● AIM
The lines from the beginning of the records below through the one holding "8.43, 10.71, 13.0, 15.29]" are to be copied exactly; leave the pictures out.

● LISTED ENTRIES

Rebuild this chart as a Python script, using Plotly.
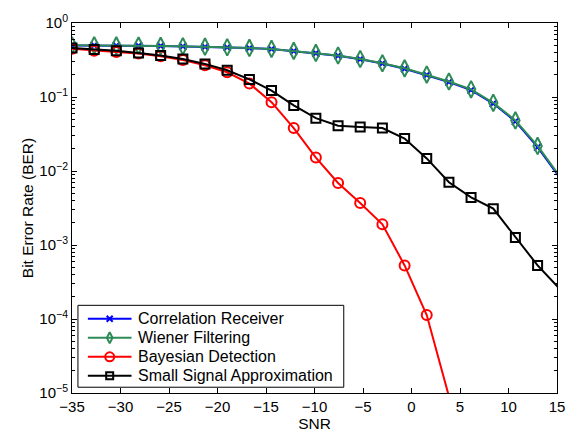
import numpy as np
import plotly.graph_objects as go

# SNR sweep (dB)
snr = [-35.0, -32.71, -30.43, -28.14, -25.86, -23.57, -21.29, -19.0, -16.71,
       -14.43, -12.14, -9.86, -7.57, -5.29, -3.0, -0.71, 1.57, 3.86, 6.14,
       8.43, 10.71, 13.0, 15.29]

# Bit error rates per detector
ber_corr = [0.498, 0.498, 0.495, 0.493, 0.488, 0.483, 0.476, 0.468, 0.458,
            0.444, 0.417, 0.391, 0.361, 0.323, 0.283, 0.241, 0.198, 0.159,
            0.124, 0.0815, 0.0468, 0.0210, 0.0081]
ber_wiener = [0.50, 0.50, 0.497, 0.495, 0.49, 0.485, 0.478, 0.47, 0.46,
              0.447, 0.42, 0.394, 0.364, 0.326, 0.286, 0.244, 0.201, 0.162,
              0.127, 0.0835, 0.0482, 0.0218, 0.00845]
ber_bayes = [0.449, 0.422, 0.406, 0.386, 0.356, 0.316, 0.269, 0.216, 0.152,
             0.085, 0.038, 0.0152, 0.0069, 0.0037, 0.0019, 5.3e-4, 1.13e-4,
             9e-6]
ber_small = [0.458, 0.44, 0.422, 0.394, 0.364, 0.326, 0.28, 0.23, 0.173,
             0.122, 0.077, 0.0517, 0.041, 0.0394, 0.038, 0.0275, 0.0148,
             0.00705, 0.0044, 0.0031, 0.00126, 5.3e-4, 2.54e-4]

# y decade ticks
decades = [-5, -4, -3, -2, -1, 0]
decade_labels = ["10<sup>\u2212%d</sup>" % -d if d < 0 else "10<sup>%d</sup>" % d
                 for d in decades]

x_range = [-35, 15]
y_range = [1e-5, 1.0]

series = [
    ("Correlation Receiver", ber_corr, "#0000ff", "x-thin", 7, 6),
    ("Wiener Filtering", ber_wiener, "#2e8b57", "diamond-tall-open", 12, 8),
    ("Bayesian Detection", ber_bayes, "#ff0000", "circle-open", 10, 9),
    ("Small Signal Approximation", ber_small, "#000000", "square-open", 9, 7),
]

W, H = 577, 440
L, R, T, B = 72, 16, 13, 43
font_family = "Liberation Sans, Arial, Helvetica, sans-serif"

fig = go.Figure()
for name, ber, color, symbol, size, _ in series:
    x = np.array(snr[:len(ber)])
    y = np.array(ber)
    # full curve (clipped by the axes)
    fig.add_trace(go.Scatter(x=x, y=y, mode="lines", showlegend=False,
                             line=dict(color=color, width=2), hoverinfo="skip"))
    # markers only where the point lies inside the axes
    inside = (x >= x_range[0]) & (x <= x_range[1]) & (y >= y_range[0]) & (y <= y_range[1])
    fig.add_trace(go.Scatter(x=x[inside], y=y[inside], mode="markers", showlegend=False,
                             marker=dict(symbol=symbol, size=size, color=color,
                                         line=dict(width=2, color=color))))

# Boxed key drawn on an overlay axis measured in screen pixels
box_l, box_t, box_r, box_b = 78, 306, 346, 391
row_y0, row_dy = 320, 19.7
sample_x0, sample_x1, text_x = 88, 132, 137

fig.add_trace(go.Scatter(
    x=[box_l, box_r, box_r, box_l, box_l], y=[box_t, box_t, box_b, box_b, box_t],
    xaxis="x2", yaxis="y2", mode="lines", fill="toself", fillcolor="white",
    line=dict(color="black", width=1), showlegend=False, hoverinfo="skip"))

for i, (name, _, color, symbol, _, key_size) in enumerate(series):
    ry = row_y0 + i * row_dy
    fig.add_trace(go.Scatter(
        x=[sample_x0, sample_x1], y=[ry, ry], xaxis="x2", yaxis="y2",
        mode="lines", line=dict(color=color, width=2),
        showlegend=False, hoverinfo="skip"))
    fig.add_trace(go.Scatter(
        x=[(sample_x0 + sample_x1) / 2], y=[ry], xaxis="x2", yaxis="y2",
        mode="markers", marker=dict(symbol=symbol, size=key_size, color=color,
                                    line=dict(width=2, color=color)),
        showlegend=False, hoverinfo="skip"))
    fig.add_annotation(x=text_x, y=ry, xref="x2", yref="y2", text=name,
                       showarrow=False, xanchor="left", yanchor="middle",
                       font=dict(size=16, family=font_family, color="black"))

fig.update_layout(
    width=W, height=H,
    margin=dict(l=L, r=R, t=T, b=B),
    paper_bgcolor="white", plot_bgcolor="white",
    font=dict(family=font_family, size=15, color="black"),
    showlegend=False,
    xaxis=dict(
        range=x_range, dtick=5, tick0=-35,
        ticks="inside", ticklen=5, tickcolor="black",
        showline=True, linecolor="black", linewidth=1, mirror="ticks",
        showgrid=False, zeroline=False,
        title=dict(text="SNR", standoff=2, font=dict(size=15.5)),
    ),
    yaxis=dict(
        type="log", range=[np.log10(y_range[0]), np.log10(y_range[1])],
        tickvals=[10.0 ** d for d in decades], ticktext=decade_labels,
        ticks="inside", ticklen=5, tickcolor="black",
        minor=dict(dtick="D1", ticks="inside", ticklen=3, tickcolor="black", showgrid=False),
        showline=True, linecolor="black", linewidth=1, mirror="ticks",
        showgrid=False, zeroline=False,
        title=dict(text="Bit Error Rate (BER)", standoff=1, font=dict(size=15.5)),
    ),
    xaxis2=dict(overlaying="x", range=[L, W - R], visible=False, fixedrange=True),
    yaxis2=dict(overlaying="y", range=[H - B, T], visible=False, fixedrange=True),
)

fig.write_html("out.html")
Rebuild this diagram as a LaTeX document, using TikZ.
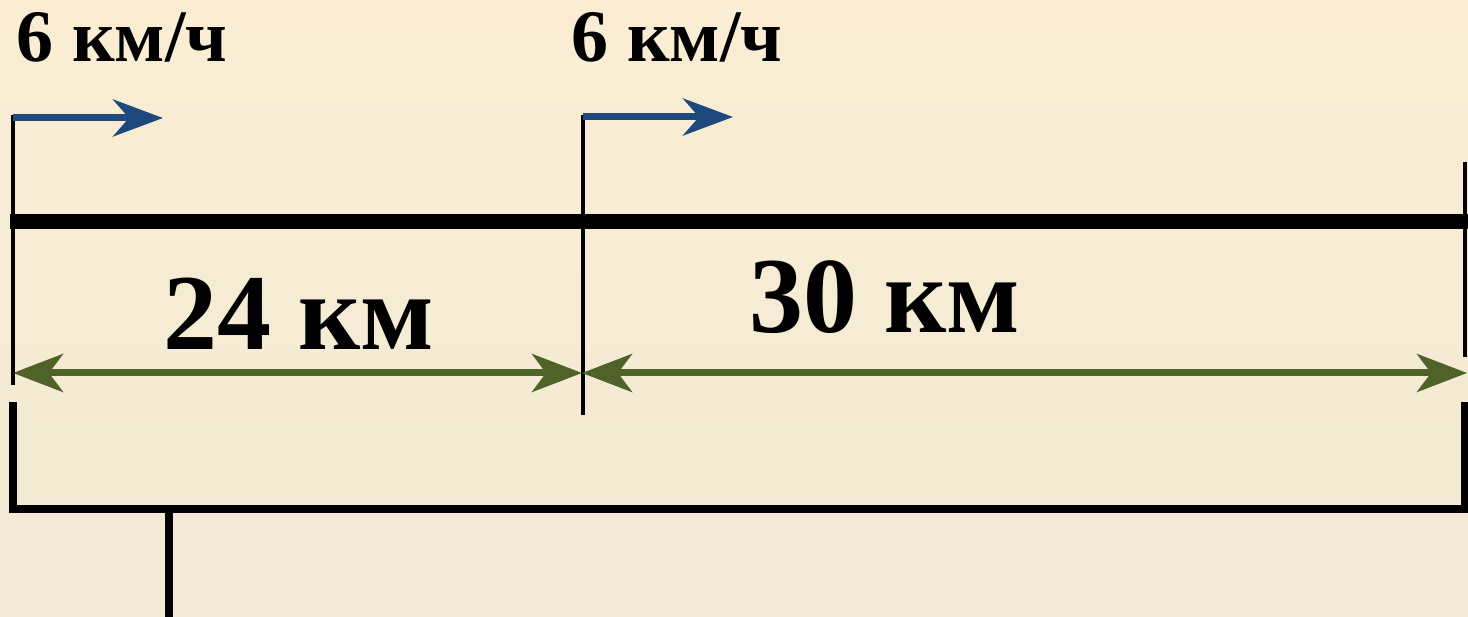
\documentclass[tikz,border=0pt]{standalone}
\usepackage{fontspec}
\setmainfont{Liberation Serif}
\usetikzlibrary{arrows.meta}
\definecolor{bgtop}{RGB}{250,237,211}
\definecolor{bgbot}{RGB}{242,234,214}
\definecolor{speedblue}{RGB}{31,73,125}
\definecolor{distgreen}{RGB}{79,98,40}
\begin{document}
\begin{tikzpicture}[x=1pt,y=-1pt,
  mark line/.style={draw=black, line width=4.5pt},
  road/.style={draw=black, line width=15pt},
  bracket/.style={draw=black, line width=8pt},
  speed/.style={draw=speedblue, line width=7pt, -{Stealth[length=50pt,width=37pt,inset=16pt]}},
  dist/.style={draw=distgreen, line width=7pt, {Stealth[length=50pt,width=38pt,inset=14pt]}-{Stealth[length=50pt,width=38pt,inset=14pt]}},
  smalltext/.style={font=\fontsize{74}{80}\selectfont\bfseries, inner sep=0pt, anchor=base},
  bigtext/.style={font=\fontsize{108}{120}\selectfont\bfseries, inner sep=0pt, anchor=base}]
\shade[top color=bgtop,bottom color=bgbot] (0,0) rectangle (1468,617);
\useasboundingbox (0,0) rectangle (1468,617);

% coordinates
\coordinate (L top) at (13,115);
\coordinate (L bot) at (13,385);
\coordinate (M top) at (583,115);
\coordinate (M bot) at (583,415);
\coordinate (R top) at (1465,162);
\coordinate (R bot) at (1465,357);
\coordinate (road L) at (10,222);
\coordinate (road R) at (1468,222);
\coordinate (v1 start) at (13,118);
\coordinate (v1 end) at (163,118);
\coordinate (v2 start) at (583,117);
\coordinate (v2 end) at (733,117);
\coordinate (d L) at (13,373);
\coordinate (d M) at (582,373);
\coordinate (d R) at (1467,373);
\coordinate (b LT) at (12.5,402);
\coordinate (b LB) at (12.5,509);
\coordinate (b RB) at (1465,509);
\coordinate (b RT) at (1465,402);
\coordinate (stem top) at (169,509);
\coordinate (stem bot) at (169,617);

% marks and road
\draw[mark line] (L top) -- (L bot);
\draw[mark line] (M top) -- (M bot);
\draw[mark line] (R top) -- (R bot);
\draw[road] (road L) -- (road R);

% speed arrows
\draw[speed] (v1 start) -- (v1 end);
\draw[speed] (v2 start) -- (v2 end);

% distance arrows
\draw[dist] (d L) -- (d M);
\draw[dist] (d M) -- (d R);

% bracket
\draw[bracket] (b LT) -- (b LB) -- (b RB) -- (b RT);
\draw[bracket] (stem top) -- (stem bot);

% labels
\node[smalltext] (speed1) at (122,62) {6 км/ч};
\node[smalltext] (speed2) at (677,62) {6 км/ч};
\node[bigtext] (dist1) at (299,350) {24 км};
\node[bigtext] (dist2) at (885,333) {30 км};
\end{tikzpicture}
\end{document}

● SOLVED PROBLEM
Rebuild this chart as a Python script, using Plotly.
import numpy as np
import plotly.graph_objects as go

# SNR sweep (dB)
snr = [-35.0, -32.71, -30.43, -28.14, -25.86, -23.57, -21.29, -19.0, -16.71,
       -14.43, -12.14, -9.86, -7.57, -5.29, -3.0, -0.71, 1.57, 3.86, 6.14,
       8.43, 10.71, 13.0, 15.29]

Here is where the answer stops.